News

Decolonizing Nordic Higher Education

7 October 2021
From the left: Yulia Gradskova, Thomas Brorsen Smidt, Giti Chandra, Ulla Manns, Madina Tlostanova, a…
From the left: Yulia Gradskova, Thomas Brorsen Smidt, Giti Chandra, Ulla Manns, Madina Tlostanova, and Cecilia Guadalupe Salinas

This week research specialist Giti Chandra and academic coordinator Thomas Brorsen Smidt of GRÓ-GEST took part in the intra-Nordic workshop “Decolonizing Nordic Higher Education” at Södertörn University in Stockholm. The workshop, which was held on October 5 and 6, was organised by GRÓ-GEST in collaboration with Yulia Gradskova, associate professor of history at Södertörn University, and was supported by ReNEW, a research hub established to enhance cooperation to develop new quality research on the Nordic region within a global context.
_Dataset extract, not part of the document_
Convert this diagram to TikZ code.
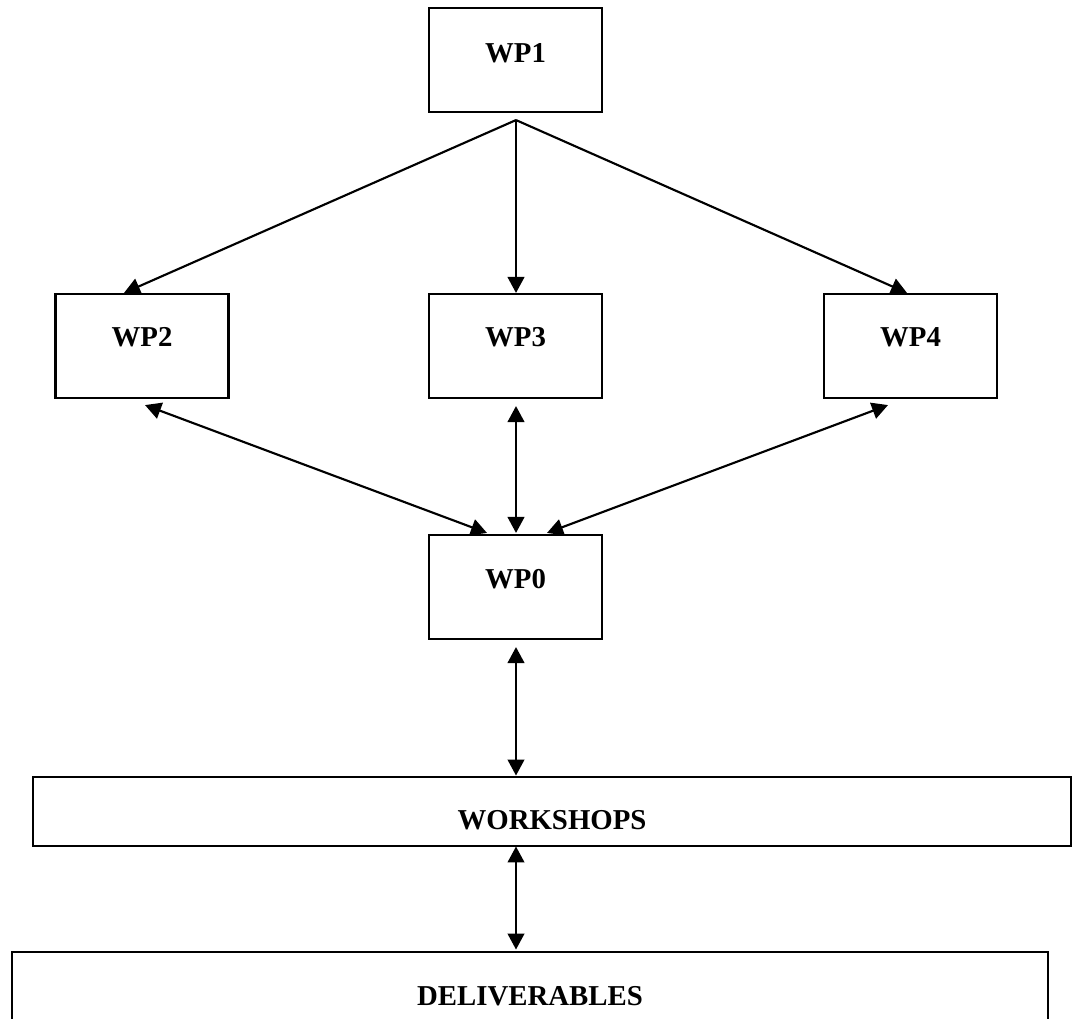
\documentclass[tikz,border=0pt]{standalone}
\usepackage{fontspec}
\setmainfont{Liberation Serif}
\usetikzlibrary{arrows.meta,calc}
\begin{document}
\begin{tikzpicture}[x=0.75pt,y=-0.75pt,
  box/.style={draw=black,line width=1.6pt,fill=white,minimum width=129.75pt,minimum height=78pt,inner sep=0pt},
  widebox/.style={draw=black,line width=2.2pt,inner sep=0pt},
  lbl/.style={font=\fontsize{21.6}{26}\selectfont\bfseries,inner sep=0pt},
  tip/.style={Triangle[length=12pt,width=12.5pt]},
  conn/.style={line width=1.6pt,-{Triangle[length=12pt,width=12.5pt]}},
  biconn/.style={line width=1.6pt,{Triangle[length=12pt,width=12.5pt]}-{Triangle[length=12pt,width=12.5pt]}}]
\useasboundingbox[fill=white] (0,0) rectangle (1073,1018);
% boxes
\node[box,label={[lbl,yshift=5.25pt]center:WP1}] (wp1) at (515.5,60) {};
\node[box,label={[lbl,yshift=6.75pt]center:WP2}] (wp2) at (142,346) {};
\node[box,label={[lbl,yshift=6.75pt]center:WP3}] (wp3) at (515.5,346) {};
\node[box,label={[lbl,yshift=6.75pt]center:WP4}] (wp4) at (910.5,346) {};
\node[box,label={[lbl,yshift=6pt]center:WP0}] (wp0) at (515.5,587) {};
\node[widebox,minimum width=778.5pt,minimum height=51.75pt,label={[lbl,yshift=-6.4pt]center:WORKSHOPS}] (ws) at (552,811.5) {};
\node[widebox,minimum width=777pt,minimum height=66pt,label={[lbl]center:DELIVERABLES}] (del) at (530,996) {};
% connectors from WP1
\coordinate (fork) at ($(wp1.south)+(0.5,7)$);
\draw[conn] (fork) -- ($(wp2.north)+(-18,0)$);
\draw[conn] (fork) -- ($(wp3.north)+(0.5,0)$);
\draw[conn] (fork) -- ($(wp4.north)+(-3.5,0)$);
% WP2/3/4 <-> WP0
\draw[biconn] ($(wp2.south)+(3,6)$) -- ($(wp0.north)+(-28.5,-1)$);
\draw[biconn] ($(wp3.south)+(0.5,7)$) -- ($(wp0.north)+(0.5,-1)$);
\draw[biconn] ($(wp4.south)+(-22.5,6)$) -- ($(wp0.north)+(31.5,-1)$);
% WP0 <-> workshops <-> deliverables
\draw[biconn] ($(wp0.south)+(0.5,7)$) -- ($(wp0.south |- ws.north)+(0.5,0)$);
\draw[biconn] ($(wp0.south |- ws.south)+(0.5,-1)$) -- ($(wp0.south |- del.north)+(0.5,-1)$);
\end{tikzpicture}
\end{document}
In the Nordic countries, the history of colonisation – which played an instrumental role in the industrial revolution, world wars, and the so-called ‘developed’ Nordic economies – is largely absent from collective consciousness in higher education. As a result, many Nordic higher education institutions fail to interrogate their own colonial positionality in their collaborations with post-colonial and other exploited nations and societies. This has direct consequences for what kinds of knowledges are supported and what narratives are produced, reproduced, and for what purposes.

The goal of the workshop was to bring together relevant scholars, primarily from Nordic universities, in a bid to stimulate intra-Nordic collaboration on research, action-plans and best-practice recommendations relating to decolonization processes in Nordic higher education. The GEST programme is a postgraduate diploma programme hosted by a Nordic university that targets young professionals from low to middle income countries and conflict/post-conflict societies. During the workshop GEST’s representatives learned invaluable lessons and received important feedback from scholars from across the Nordic region and beyond, which will lay the groundwork for future collaborations within this important field.

The workshop featured presentations, both online and in person, by scholars from across the Nordic region and in a plethora of different academic fields, including keynotes from prominent decolonial scholars Madina Tlostanova and Rauna Kuokkanen.